__GIVEN EXERCISE__: Write out the material exactly, without any of its pictures.

____ SUPPLIED DATA

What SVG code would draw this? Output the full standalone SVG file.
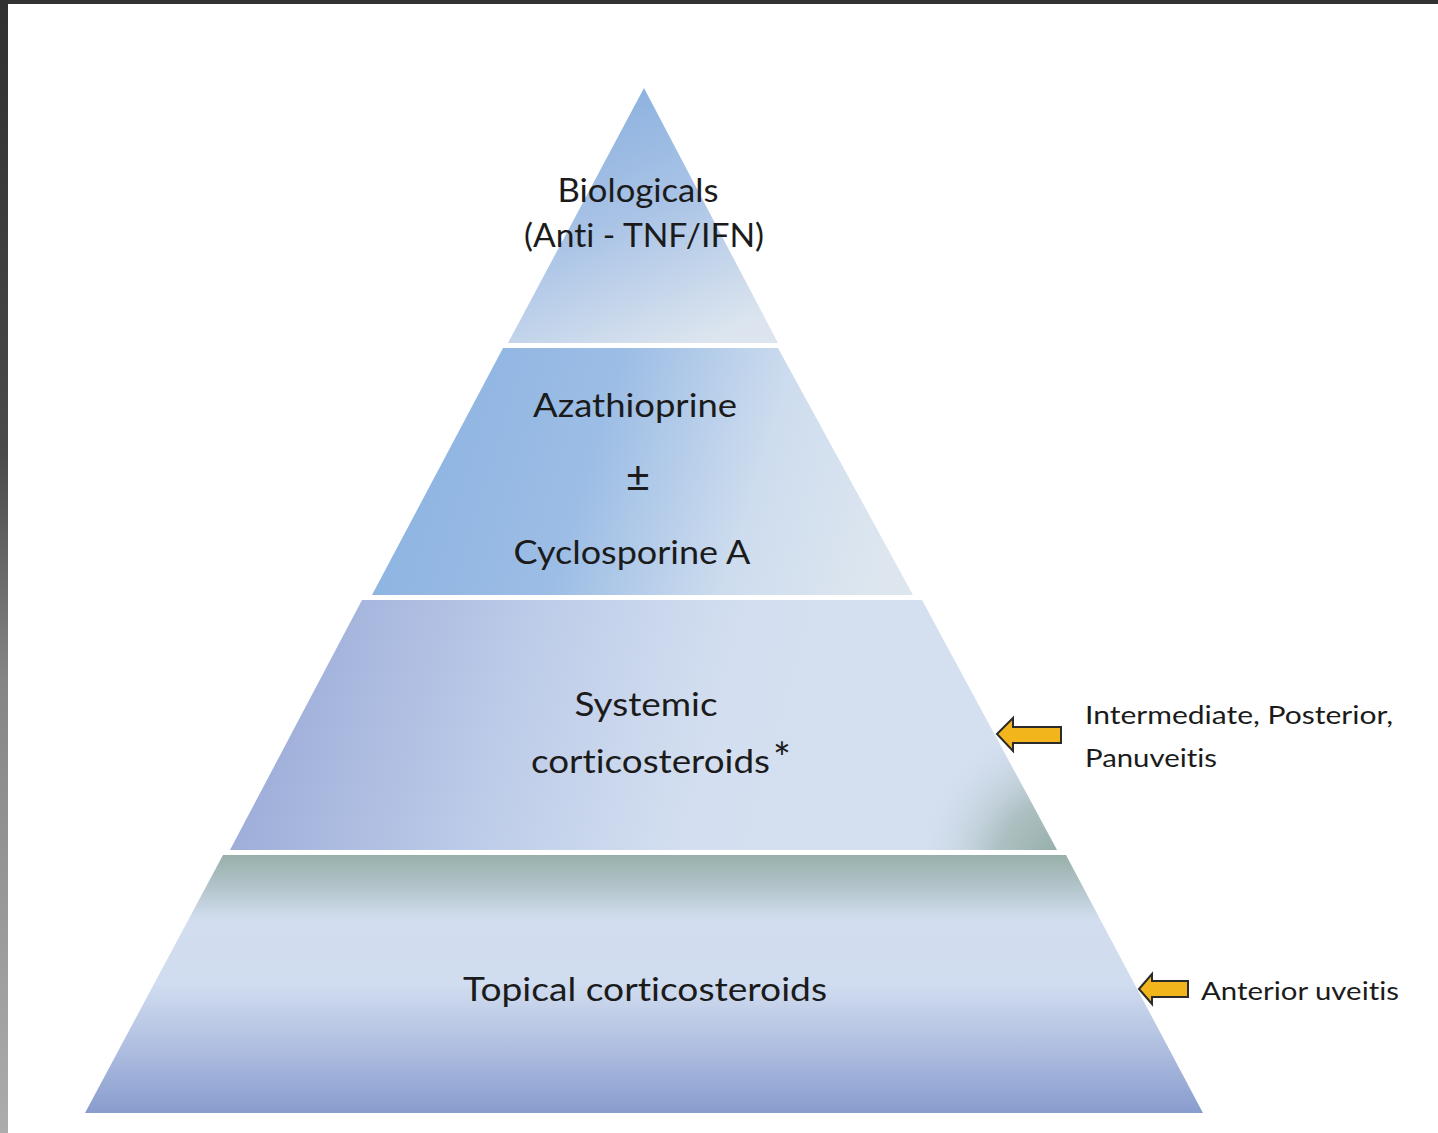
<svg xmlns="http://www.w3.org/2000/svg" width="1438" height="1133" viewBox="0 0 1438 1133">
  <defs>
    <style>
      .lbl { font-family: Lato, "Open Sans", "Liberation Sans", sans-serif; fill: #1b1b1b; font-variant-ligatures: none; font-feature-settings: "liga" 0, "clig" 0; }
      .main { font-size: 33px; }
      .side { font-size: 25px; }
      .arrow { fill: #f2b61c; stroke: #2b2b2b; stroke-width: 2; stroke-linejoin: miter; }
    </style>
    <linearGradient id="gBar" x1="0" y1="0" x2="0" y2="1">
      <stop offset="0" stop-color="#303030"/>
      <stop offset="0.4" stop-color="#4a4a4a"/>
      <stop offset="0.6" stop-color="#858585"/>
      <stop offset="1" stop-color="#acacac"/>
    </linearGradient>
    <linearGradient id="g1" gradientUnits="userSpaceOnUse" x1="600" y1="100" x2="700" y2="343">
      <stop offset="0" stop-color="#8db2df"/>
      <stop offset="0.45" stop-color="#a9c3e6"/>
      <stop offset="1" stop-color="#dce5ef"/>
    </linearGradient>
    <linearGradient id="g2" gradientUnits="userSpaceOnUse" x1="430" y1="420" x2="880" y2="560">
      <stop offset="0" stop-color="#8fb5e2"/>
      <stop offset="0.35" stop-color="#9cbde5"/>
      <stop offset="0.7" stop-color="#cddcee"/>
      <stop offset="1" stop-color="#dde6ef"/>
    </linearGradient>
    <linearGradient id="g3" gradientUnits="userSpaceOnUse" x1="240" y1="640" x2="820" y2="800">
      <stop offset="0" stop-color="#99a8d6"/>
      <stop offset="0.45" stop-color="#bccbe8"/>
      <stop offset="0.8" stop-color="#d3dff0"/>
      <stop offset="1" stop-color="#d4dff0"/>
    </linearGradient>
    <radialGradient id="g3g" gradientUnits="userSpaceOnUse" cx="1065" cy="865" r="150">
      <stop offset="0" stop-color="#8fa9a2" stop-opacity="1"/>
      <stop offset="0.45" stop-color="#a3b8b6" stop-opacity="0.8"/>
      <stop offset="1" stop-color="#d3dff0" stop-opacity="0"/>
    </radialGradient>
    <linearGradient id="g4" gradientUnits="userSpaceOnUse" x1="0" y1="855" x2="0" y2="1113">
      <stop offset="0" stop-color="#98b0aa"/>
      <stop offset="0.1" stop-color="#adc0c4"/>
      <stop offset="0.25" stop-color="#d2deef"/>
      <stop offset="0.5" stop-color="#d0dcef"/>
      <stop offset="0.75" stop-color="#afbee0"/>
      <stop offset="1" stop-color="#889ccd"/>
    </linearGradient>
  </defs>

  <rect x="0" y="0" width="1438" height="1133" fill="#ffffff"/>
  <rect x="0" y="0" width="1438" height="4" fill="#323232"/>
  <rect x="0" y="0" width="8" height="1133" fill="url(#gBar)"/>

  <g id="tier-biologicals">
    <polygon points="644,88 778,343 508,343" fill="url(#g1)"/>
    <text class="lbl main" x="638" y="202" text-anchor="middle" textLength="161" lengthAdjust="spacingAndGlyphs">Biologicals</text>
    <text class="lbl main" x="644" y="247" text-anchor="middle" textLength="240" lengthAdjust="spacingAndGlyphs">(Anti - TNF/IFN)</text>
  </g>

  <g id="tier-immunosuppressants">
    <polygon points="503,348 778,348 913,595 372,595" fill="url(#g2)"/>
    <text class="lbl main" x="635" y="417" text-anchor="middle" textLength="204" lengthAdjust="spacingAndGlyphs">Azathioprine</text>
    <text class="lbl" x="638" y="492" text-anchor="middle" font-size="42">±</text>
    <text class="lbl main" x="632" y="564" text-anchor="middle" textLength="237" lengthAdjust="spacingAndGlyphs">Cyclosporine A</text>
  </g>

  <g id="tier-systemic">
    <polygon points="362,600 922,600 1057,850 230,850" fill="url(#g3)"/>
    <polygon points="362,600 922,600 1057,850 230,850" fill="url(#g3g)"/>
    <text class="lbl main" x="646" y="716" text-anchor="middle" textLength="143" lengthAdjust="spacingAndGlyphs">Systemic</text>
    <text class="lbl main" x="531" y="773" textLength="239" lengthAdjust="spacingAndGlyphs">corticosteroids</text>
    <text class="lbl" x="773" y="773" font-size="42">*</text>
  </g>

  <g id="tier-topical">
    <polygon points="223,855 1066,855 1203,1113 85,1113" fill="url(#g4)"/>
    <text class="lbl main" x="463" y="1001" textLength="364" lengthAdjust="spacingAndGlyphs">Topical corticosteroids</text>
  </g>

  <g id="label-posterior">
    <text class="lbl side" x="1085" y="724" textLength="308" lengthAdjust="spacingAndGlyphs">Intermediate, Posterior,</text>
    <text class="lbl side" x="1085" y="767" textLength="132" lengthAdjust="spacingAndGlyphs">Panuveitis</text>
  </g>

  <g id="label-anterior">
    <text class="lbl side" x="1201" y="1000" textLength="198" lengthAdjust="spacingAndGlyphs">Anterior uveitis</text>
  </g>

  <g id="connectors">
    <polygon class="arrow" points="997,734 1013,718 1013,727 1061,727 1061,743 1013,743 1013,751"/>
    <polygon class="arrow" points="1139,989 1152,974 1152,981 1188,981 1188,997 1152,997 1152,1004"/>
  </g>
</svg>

________

__TASK RESULT__:
What SVG code would draw this? Output the full standalone SVG file.
<svg xmlns="http://www.w3.org/2000/svg" width="1438" height="1133" viewBox="0 0 1438 1133">
  <defs>
    <style>
      .lbl { font-family: Lato, "Open Sans", "Liberation Sans", sans-serif; fill: #1b1b1b; font-variant-ligatures: none; font-feature-settings: "liga" 0, "clig" 0; }
      .main { font-size: 33px; }
      .side { font-size: 25px; }
      .arrow { fill: #f2b61c; stroke: #2b2b2b; stroke-width: 2; stroke-linejoin: miter; }
    </style>
    <linearGradient id="gBar" x1="0" y1="0" x2="0" y2="1">
      <stop offset="0" stop-color="#303030"/>
      <stop offset="0.4" stop-color="#4a4a4a"/>
      <stop offset="0.6" stop-color="#858585"/>
      <stop offset="1" stop-color="#acacac"/>
    </linearGradient>
    <linearGradient id="g1" gradientUnits="userSpaceOnUse" x1="600" y1="100" x2="700" y2="343">
      <stop offset="0" stop-color="#8db2df"/>
      <stop offset="0.45" stop-color="#a9c3e6"/>
      <stop offset="1" stop-color="#dce5ef"/>
    </linearGradient>
    <linearGradient id="g2" gradientUnits="userSpaceOnUse" x1="430" y1="420" x2="880" y2="560">
      <stop offset="0" stop-color="#8fb5e2"/>
      <stop offset="0.35" stop-color="#9cbde5"/>
      <stop offset="0.7" stop-color="#cddcee"/>
      <stop offset="1" stop-color="#dde6ef"/>
    </linearGradient>
    <linearGradient id="g3" gradientUnits="userSpaceOnUse" x1="240" y1="640" x2="820" y2="800">
      <stop offset="0" stop-color="#99a8d6"/>
      <stop offset="0.45" stop-color="#bccbe8"/>
      <stop offset="0.8" stop-color="#d3dff0"/>
      <stop offset="1" stop-color="#d4dff0"/>
    </linearGradient>
    <radialGradient id="g3g" gradientUnits="userSpaceOnUse" cx="1065" cy="865" r="150">
      <stop offset="0" stop-color="#8fa9a2" stop-opacity="1"/>
      <stop offset="0.45" stop-color="#a3b8b6" stop-opacity="0.8"/>
      <stop offset="1" stop-color="#d3dff0" stop-opacity="0"/>
    </radialGradient>
    <linearGradient id="g4" gradientUnits="userSpaceOnUse" x1="0" y1="855" x2="0" y2="1113">
      <stop offset="0" stop-color="#98b0aa"/>
      <stop offset="0.1" stop-color="#adc0c4"/>
      <stop offset="0.25" stop-color="#d2deef"/>
      <stop offset="0.5" stop-color="#d0dcef"/>
      <stop offset="0.75" stop-color="#afbee0"/>
      <stop offset="1" stop-color="#889ccd"/>
    </linearGradient>
  </defs>

  <rect x="0" y="0" width="1438" height="1133" fill="#ffffff"/>
  <rect x="0" y="0" width="1438" height="4" fill="#323232"/>
  <rect x="0" y="0" width="8" height="1133" fill="url(#gBar)"/>

  <g id="tier-biologicals">
    <polygon points="644,88 778,343 508,343" fill="url(#g1)"/>
    <text class="lbl main" x="638" y="202" text-anchor="middle" textLength="161" lengthAdjust="spacingAndGlyphs">Biologicals</text>
    <text class="lbl main" x="644" y="247" text-anchor="middle" textLength="240" lengthAdjust="spacingAndGlyphs">(Anti - TNF/IFN)</text>
  </g>

  <g id="tier-immunosuppressants">
    <polygon points="503,348 778,348 913,595 372,595" fill="url(#g2)"/>
    <text class="lbl main" x="635" y="417" text-anchor="middle" textLength="204" lengthAdjust="spacingAndGlyphs">Azathioprine</text>
    <text class="lbl" x="638" y="492" text-anchor="middle" font-size="42">±</text>
    <text class="lbl main" x="632" y="564" text-anchor="middle" textLength="237" lengthAdjust="spacingAndGlyphs">Cyclosporine A</text>
  </g>

  <g id="tier-systemic">
    <polygon points="362,600 922,600 1057,850 230,850" fill="url(#g3)"/>
    <polygon points="362,600 922,600 1057,850 230,850" fill="url(#g3g)"/>
    <text class="lbl main" x="646" y="716" text-anchor="middle" textLength="143" lengthAdjust="spacingAndGlyphs">Systemic</text>
    <text class="lbl main" x="531" y="773" textLength="239" lengthAdjust="spacingAndGlyphs">corticosteroids</text>
    <text class="lbl" x="773" y="773" font-size="42">*</text>
  </g>

  <g id="tier-topical">
    <polygon points="223,855 1066,855 1203,1113 85,1113" fill="url(#g4)"/>
    <text class="lbl main" x="463" y="1001" textLength="364" lengthAdjust="spacingAndGlyphs">Topical corticosteroids</text>
  </g>

  <g id="label-posterior">
    <text class="lbl side" x="1085" y="724" textLength="308" lengthAdjust="spacingAndGlyphs">Intermediate, Posterior,</text>
    <text class="lbl side" x="1085" y="767" textLength="132" lengthAdjust="spacingAndGlyphs">Panuveitis</text>
  </g>

  <g id="label-anterior">
    <text class="lbl side" x="1201" y="1000" textLength="198" lengthAdjust="spacingAndGlyphs">Anterior uveitis</text>
  </g>

  <g id="connectors">
    <polygon class="arrow" points="997,734 1013,718 1013,727 1061,727 1061,743 1013,743 1013,751"/>
    <polygon class="arrow" points="1139,989 1152,974 1152,981 1188,981 1188,997 1152,997 1152,1004"/>
  </g>
</svg>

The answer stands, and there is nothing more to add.